XAudio2 is Microsoft’s cross-platform game audio API.  XACT, which you may be familiar with from XNA Game Studio, is built on top of XAudio2.

There are some key concepts in XAudio2 that we need to cover before I can into more interesting tips and techniques for working with the API.

The most important concept is the concept of Voices.  Voices in XAudio2 come in three flavors: Source, Submix, and Mastering. 

The Mastering voice (IXAudio2MasteringVoice) represents the final audio output of the API (this is where your audio is sent to your speaker system/sound card/receiver/TV).  There can be one, and only one, mastering voice active in your title at any time.  Since this voice directly relates to the audio hardware, it only makes sense to have just one.  There’s little to do with the mastering voice, other than creating it, and adding it to your audio graph (more on what a graph is soon).  You do need to tell the Mastering Voice how many speakers are set up or connected.

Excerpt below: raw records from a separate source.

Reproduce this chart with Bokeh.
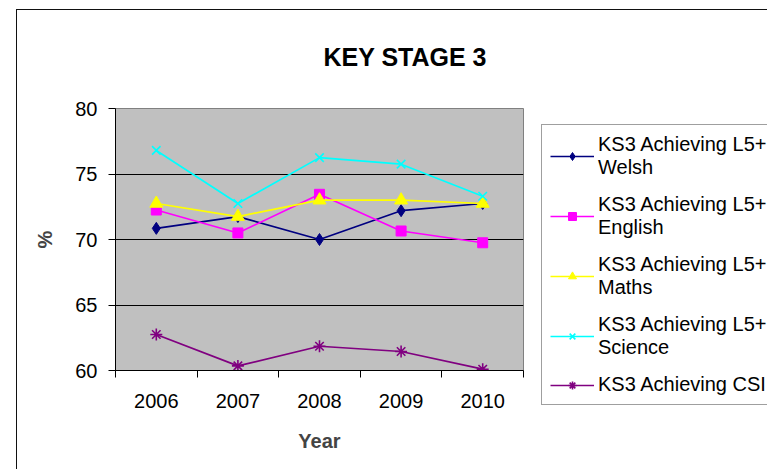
from bokeh.plotting import figure
from bokeh.models import (Range1d, LinearAxis, FixedTicker, Legend, LegendItem,
                          InlineStyleSheet)
from bokeh.embed import file_html
from bokeh.resources import INLINE

# Key Stage 3 attainment, percent of pupils
years = [2006, 2007, 2008, 2009, 2010]
welsh = [70.85, 71.75, 70.0, 72.2, 72.75]
english = [72.25, 70.5, 73.45, 70.65, 69.75]
maths = [72.75, 71.75, 73.0, 73.0, 72.75]
science = [76.8, 72.75, 76.25, 75.75, 73.3]
core = [62.75, 60.35, 61.85, 61.45, 60.1]

labels = ["KS3 Achieving L5+\nWelsh", "KS3 Achieving L5+\nEnglish",
          "KS3 Achieving L5+\nMaths", "KS3 Achieving L5+\nScience",
          "KS3 Achieving CSI"]
y_ticks = [60, 65, 70, 75, 80]
grid_ticks = [65, 70, 75]

FONT = "Liberation Sans"

# chart-area border (top and left edges) drawn over the canvas
chart_border = InlineStyleSheet(css="""
.bk-Canvas::after {
  content: "";
  position: absolute;
  left: 16px; top: 8.5px; right: 0; bottom: 0;
  border-left: 1.5px solid #111;
  border-top: 1.5px solid #111;
  pointer-events: none;
}
""")

p = figure(width=767, height=469, frame_width=408,
           output_backend="svg", toolbar_location=None,
           x_range=Range1d(years[0] - 0.5, years[-1] + 0.5), y_range=Range1d(60, 80),
           x_axis_location=None, y_axis_location="left",
           min_border_left=115, min_border_right=0,
           min_border_top=108, min_border_bottom=99)
p.stylesheets = [chart_border]

p.background_fill_color = "#C0C0C0"
p.border_fill_color = "white"
p.outline_line_color = "#808080"
p.outline_line_width = 1

# title
p.title.text = "KEY STAGE 3"
p.title.align = "left"
p.title.offset = 208
p.title.standoff = 76
p.title.text_font = FONT
p.title.text_font_size = "25px"
p.title.text_font_style = "bold"
p.title.text_color = "black"

# y axis
yax = p.yaxis[0]
yax.ticker = FixedTicker(ticks=y_ticks)
yax.major_tick_out = 7
yax.major_tick_in = 0
yax.minor_tick_line_color = None
yax.axis_line_color = "black"
yax.major_tick_line_color = "black"
yax.major_label_standoff = 11
yax.major_label_text_font = FONT
yax.major_label_text_font_size = "20px"
yax.major_label_text_color = "black"
yax.axis_label = "%"
yax.axis_label_text_font = FONT
yax.axis_label_text_font_size = "20px"
yax.axis_label_text_font_style = "bold"
yax.axis_label_standoff = 16

p.xgrid.visible = False
p.ygrid.ticker = FixedTicker(ticks=grid_ticks)
p.ygrid.grid_line_color = "black"
p.ygrid.grid_line_width = 1

# x axis: ticks on the boundaries between years, year labels centred
edges = [y - 0.5 for y in years] + [years[-1] + 0.5]
edge_axis = LinearAxis(ticker=FixedTicker(ticks=edges),
                       major_tick_out=7, major_tick_in=0,
                       minor_tick_line_color=None,
                       axis_line_color="black", major_tick_line_color="black",
                       major_label_text_font_size="1px",
                       major_label_text_alpha=0,
                       major_label_standoff=0)
p.add_layout(edge_axis, "below")

year_axis = LinearAxis(ticker=FixedTicker(ticks=years),
                       axis_line_color=None, major_tick_line_color=None,
                       minor_tick_line_color=None,
                       major_label_standoff=10,
                       major_label_text_font=FONT,
                       major_label_text_font_size="20px",
                       major_label_text_color="black",
                       axis_label="Year", axis_label_text_font=FONT,
                       axis_label_text_font_size="20px",
                       axis_label_text_font_style="bold",
                       axis_label_standoff=19)
p.add_layout(year_axis, "below")

series = [
    (welsh, "#000080", "diamond", 12, 1),
    (english, "#FF00FF", "square", 10, 1),
    (maths, "#FFFF00", "triangle", 13, 1),
    (science, "#00FFFF", "x", 12, 1.6),
    (core, "#800080", "asterisk", 12, 1.6),
]

items = []
for (vals, color, marker, size, mlw), label in zip(series, labels):
    ln = p.line(years, vals, line_color=color, line_width=1.7)
    sc = p.scatter(years, vals, marker=marker, size=size, fill_color=color,
                   line_color=color, line_width=mlw)
    items.append(LegendItem(label=label, renderers=[ln, sc]))

legend = Legend(items=items, location=(18, -35), margin=0, padding=8,
                spacing=14, glyph_width=44, glyph_height=20, label_standoff=4,
                label_text_font=FONT, label_text_font_size="20px",
                label_text_line_height=1.35, label_text_color="black",
                border_line_color="#404040", border_line_width=1,
                background_fill_color="white", background_fill_alpha=1)
p.add_layout(legend, "right")

open("out.html", "w").write(file_html(p, INLINE))
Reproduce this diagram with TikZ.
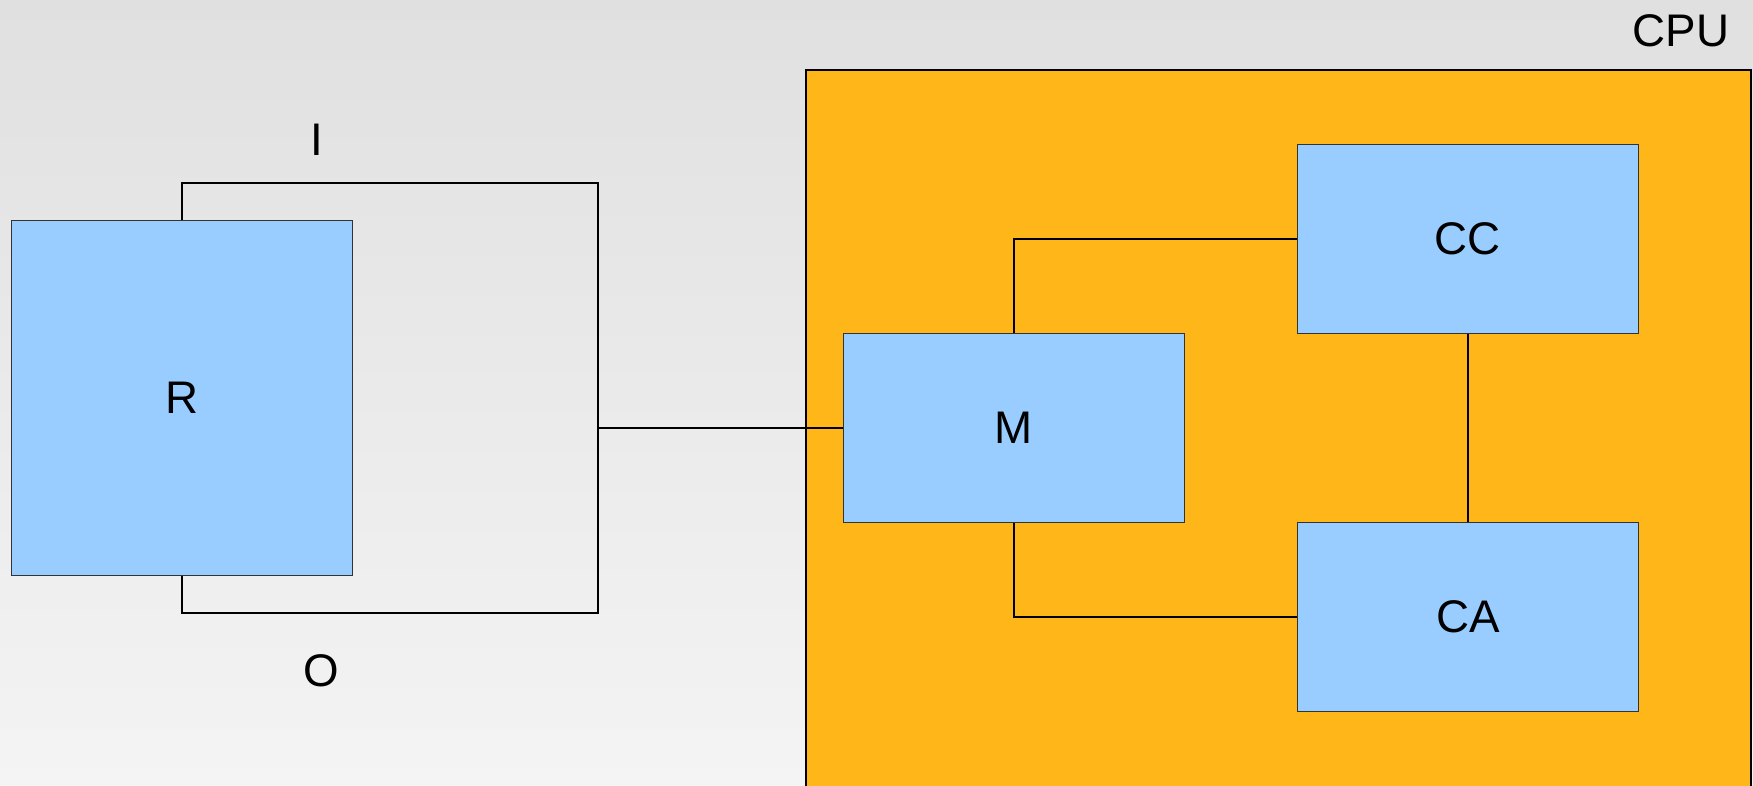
\documentclass[tikz,border=0pt]{standalone}
\usepackage{fontspec}
\setmainfont{Liberation Sans}
\usepackage{tikz}

\definecolor{bgtop}{HTML}{E0E0E0}
\definecolor{bgbot}{HTML}{F4F4F4}
\definecolor{cpuorange}{HTML}{FFB619}
\definecolor{boxblue}{HTML}{99CCFF}

\begin{document}
\begin{tikzpicture}
	 [x=0.01cm,y=-0.01cm,line width=0.35pt,every node/.style={font=\fontsize{13}{15}\selectfont},
	  unit/.style={draw=black!80,fill=boxblue,minimum width=3.41cm,minimum height=1.89cm}]

  \clip (0,0) rectangle (1753,786);
  \shade[top color=bgtop,bottom color=bgbot] (0,0) rectangle (1753,786);
  \draw[fill=cpuorange] (806,70) rectangle (1751,800);
  \node (cpu) at (1681,31) {CPU};

  \node[unit,minimum height=3.55cm] (r) at (182,398) {R};
    \node[unit] (m) at (1014,428) {M};
    \node[unit] (cc) at (1468,239) {CC};
    \node[unit] (ca) at (1468,617) {CA};

    \node (i) at (317,140) {I};
    \node (o) at (321,671) {O};

	 \coordinate (tr) at (598,183);
    \coordinate (br) at (598,613);
    \coordinate (mid) at (598,428);
    \draw (r.north) |- (tr) -- (br) -| (r.south);
    \draw (mid) -- (m.west);

    \draw (m.north) |- (cc.west);
    \draw (m.south) |- (ca.west);
    \draw (cc.south) -- (ca.north);

\end{tikzpicture}
\end{document}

A Source Voice (IXAudio2SourceVoice) represents an actual sound in your game.  This sound can be mono, stereo, 5.1, or anything in between.  There are generally many source voices present in your title at one time.  In the simplest possible case (at least with audible audio content), there is only one source voice.  In the extreme case, you could have thousands of voices, if your title was heavy on audio content, and you created voices in a 1:1 ratio with your audio content files.  My next post will talk about a different (better?) solution, which reuses voices for multiple pieces of audio.

A Submix Voice (IXAudio2SubmixVoice) is conceptually in between the source and mastering voices.  There can be multiple submix voices, or even zero submix voices.  I saved these voices for last, since they are conceptually the most complex.  Submix voices provide several different things, depending on your needs.  You can route one or more source voices into the same submix voice, and the output of your submix voices can go to other submix voices, or to the mastering voice, or both.  Submix voices can be used to group related pieces of audio content.  For instance, you could create a submix voice that represents ‘music’ in your game (as opposed to sound effects or dialogue).  You could then provide an option to modify the volume of all ‘music’ audio at the same time.  The implementation of this might be calling the SetVolume() method on the ‘music’ submix voice.  I’ll cover submix voices in more detail in a future post.

The last topic for this post is the audio graph.  Conceptually, this graph represents the path your audio data takes to get from disk, through your audio pipeline, and out to the speakers.  Generally, you build this graph at load time, and leave it alone for the life of a level (or even the entire game session).  You create the graph by specifying the output for each voice, when you create it.  So you can create a graph where three source voices feed into a single submix voice, which then feeds the mastering voice.  At the same time, you have two other voices that feed directly into the mastering voice.  The set of voices in your title, and the connections between them, form the audio processing graph of your game.

Hopefully this overview of XAudio2 is helpful.  There seems to be a dearth of information regarding game audio on the internet, so I hope to share some of what I learn with the rest of you.